Each loop recursively feeds the next, so strategy, in this view, is not a top-down plan but a recursive rhythm or a system learning to learn. Look at Tesla’s fleet, it has a global feedback circuit: every car is a data source, every update is a behavioral adjustment, and the system improves not through external direction but through ongoing continuous recursion. The product is in the loop that trains itself. Amazon’s recommendation engine works the same way: feedback loops shape what consumers see, which shapes behavior, which modifies the next loop of learning. Strategy doesn’t appear in a document, but in the system’s ability to regenerate insight faster than anything outside it could plan. Both these cases show that the advantage comes less from its predictive ability, and more the feedback quality, that is how fast signals travel, how well they’re contextualized, and how coherently they become action.

The loop in which this “metabolism” occurs has to be designed. The loop design relies less on the technical agility, and more on the context expressed in code. Every loop encodes a worldview:

  • What counts as a signal?

  • What counts as error?

  • What outcome defines success?

  • What is allowed to be ignored?

The choices are baked into models and dashboards, they govern thousands of decisions automatically.

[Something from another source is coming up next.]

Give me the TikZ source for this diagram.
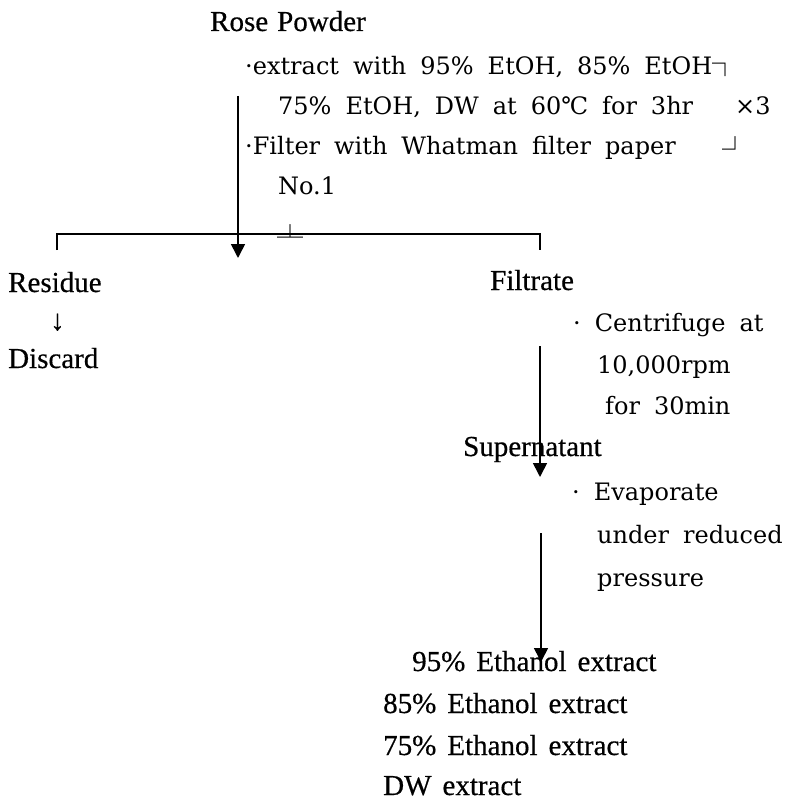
\documentclass[tikz,border=0pt]{standalone}
\usepackage{fontspec}
\setmainfont{Liberation Serif}
\newfontfamily\labfont[FakeBold=0.5]{Liberation Serif}
\newfontfamily\stepfont{DejaVu Serif}
\newfontfamily\boxfont{Noto Sans CJK KR}
\usetikzlibrary{arrows.meta}
\newcommand\sline[1]{{\spaceskip=14pt plus 0pt minus 0pt\relax #1}}
\newcommand\bx[1]{{\boxfont\fontsize{26}{30}\selectfont #1}}
\begin{document}
\begin{tikzpicture}[x=1pt,y=-1pt,
  lab/.style={anchor=base west,inner sep=0pt,font=\labfont\fontsize{29}{32}\selectfont},
  stp/.style={anchor=base west,inner sep=0pt,font=\stepfont\fontsize{24}{28}\selectfont},
  glyph/.style={anchor=base west,inner sep=0pt},
  flow/.style={line width=1.6pt,-{Triangle[width=14pt,length=14pt]}},
  rule/.style={line width=1.3pt}]
\useasboundingbox (0,0) rectangle (792,802);
% top block
\node[lab] (rose) at (210,31) {\spaceskip=9pt\relax Rose Powder};
\node[stp] (s1) at (245,75) {\sline{·extract with 95\% EtOH, 85\% EtOH}\raisebox{1pt}{\bx{┐}}};
\node[stp] (s2) at (278,115) {\sline{75\% EtOH, DW at 60℃ for 3hr}};
\node[stp] (x3) at (735,115) {\sline{×3}};
\node[stp] (s3) at (245,155) {\sline{·Filter with Whatman filter paper}};
\node[glyph] (b2) at (722,160) {\bx{┘}};
\node[stp] (s4) at (278,195) {\sline{No.1}};
\node[glyph] (b3) at (277,247.5) {\bx{┴}};
% split
\coordinate (a1s) at (238,96);
\coordinate (a1e) at (238,258);
\draw[flow] (a1s) -- (a1e);
\coordinate (hl) at (57,234);
\coordinate (hr) at (540,234);
\coordinate (hlb) at (57,250);
\coordinate (hrb) at (540,250);
\draw[rule] (hlb) -- (hl) -- (hr) -- (hrb);
% left branch
\node[lab] (res) at (8,292) {Residue};
\node[lab] (darr) at (50,330) {↓};
\node[lab] (dis) at (8,368) {Discard};
% right branch
\node[lab] (fil) at (490,290) {Filtrate};
\node[stp] (c1) at (573,331) {\sline{· Centrifuge at}};
\node[stp] (c2) at (597,373) {\sline{10,000rpm}};
\node[stp] (c3) at (605,414) {\sline{for 30min}};
\coordinate (a2s) at (540,346);
\coordinate (a2e) at (540,477);
\draw[flow] (a2s) -- (a2e);
\node[lab] (sup) at (463,456) {Supernatant};
\node[stp] (e1) at (572,500) {\sline{· Evaporate}};
\node[stp] (e2) at (597,543) {\sline{under reduced}};
\node[stp] (e3) at (597,586) {\sline{pressure}};
\coordinate (a3s) at (541,533);
\coordinate (a3e) at (541,662);
\draw[flow] (a3s) -- (a3e);
% products
\node[lab] (r1) at (412,671) {\spaceskip=11pt\relax 95\% Ethanol extract};
\node[lab] (r2) at (383,713) {\spaceskip=11pt\relax 85\% Ethanol extract};
\node[lab] (r3) at (383,755) {\spaceskip=11pt\relax 75\% Ethanol extract};
\node[lab] (r4) at (383,795) {\spaceskip=11pt\relax DW extract};
\end{tikzpicture}
\end{document}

Donella Meadows called such leverage points “systemic fulcrums”: adjust one, and the entire system behaves differently. So, again, control doesn’t work as leverage, it works as a system calibrator.

When loops nest, they become recursion. One loop adapts, and many loops thinking together become intelligence. Recursion turns action into memory, and memory into evolution. But recursion amplifies whatever it is aimed at, including mistakes. A pricing model that optimizes for efficiency can erode resilience, and a media platform that optimizes for engagement may tunnel into addiction. In recursive systems, goals decay faster than the loops that pursue them, and that is why recursive strategy demands reflection loops, which are structures that continuously question what is being optimized. In software this is fairness checking, in teams it’s retrospective inquiry, in culture it’s philosophical awareness.

There are also loops that are invisible and silent, and they are the most dangerous kind. They are:

  • the metric no one sees

  • the data that’s excluded

  • the normalization step that erases anomalies

Strategic ontology — Designing the space around decisions

Every intelligent system begins with a decision about what exists. Before data can be analyzed, it must be defined. Before a model can predict, it must choose what to recognize, and ontology is the silent architecture of all intelligent systems: the categories, boundaries, and assumptions that determine what becomes visible and what disappears. Most strategies only start after these decisions are made, that’s why we inherit dashboards, metrics, and data structures as if they were objective realities, but they are not. They are philosophical choices, only rendered in code. What a system cannot name, it cannot see, and what it cannot see, it cannot learn.

A data model is no longer just a technical artifact, but a worldview compressed into structure. The moment a platform categorizes a user by engagement score, or a factory reduces variability to defect rates, a metaphysical decision has already been made: this is what matters, everything else is noise. As Luciano Floridi argues, in the infosphere, information doesn’t just represent reality, it becomes reality, and this is where strategy regains its leverage. The deepest form of change begins not with new goals, but with new definitions. As we currently see in abundance, when companies shifted from “products sold” to “experiences sustained,” entire industries reorganized: business models, feedback loops, metrics, and teams. That’s an ontological shift first, only then it becomes operational. Strategic ontology is the practice of examining and redesigning these foundational distinctions. It asks: What does the system assume about value? What data does it refuse to collect? What behavior is it built to reward?

Presence instead of prediction

Prediction once defined strategy. The strategist was the one who saw the future early, the one who extrapolated from the past and turned uncertainty into plan. But prediction belonged to a world where events unfolded linearly, where the future was still out ahead, waiting to be mastered. Today’s recursive environments collapse that distance, because systems learn faster than predictions can stabilize. A forecast is no longer separate from the world it describes, it changes its shape the moment it enters circulation. From that moment, the future is generated inside the feedback loop. This shifts the strategic posture from prediction to presence. Presence is not passivity, but rather the ability to sense, interpret, and intervene inside continuous movement. To detect drift before damage, to recognize when a loop has stopped learning, to see when a system is reinforcing its own narrowness. Presence means knowing when to act, not just what to do, which requires a new literacy of time. Not all loops should run at the same speed, and some decisions will benefit from latency – the pause where bias is checked and where meaning catches up to computation. Strategic time is not acceleration, but rhythm. This is described as enaction.

Ontology = leverage formula

What the loop asks of us

To practice strategy in intelligent environments requires to stand inside the loop, and shape systems while being shaped by them. The strategist becomes a participant, interpreter, and custodian of the feedback structures that govern action. This position carries lots of ethical weight. Because each loop reflects a value, every loop optimization produces a worldview. We can see how systems drift, distort, or narrow down, which now is part of the strategist’s responsibility. The new task is to keep feedback porous, prevent meaning from collapsing into metrics, and making sure that the system continues to learn in dialogue with the world rather than spiraling into self-reference. Strategic thinking now means thinking with the system, aligning with its motion, reading its blind spots, and becoming its reflective surface. The system will continue to evolve, and the strategist decides how, through the choices that shape what the system sees, what it values, and what it becomes.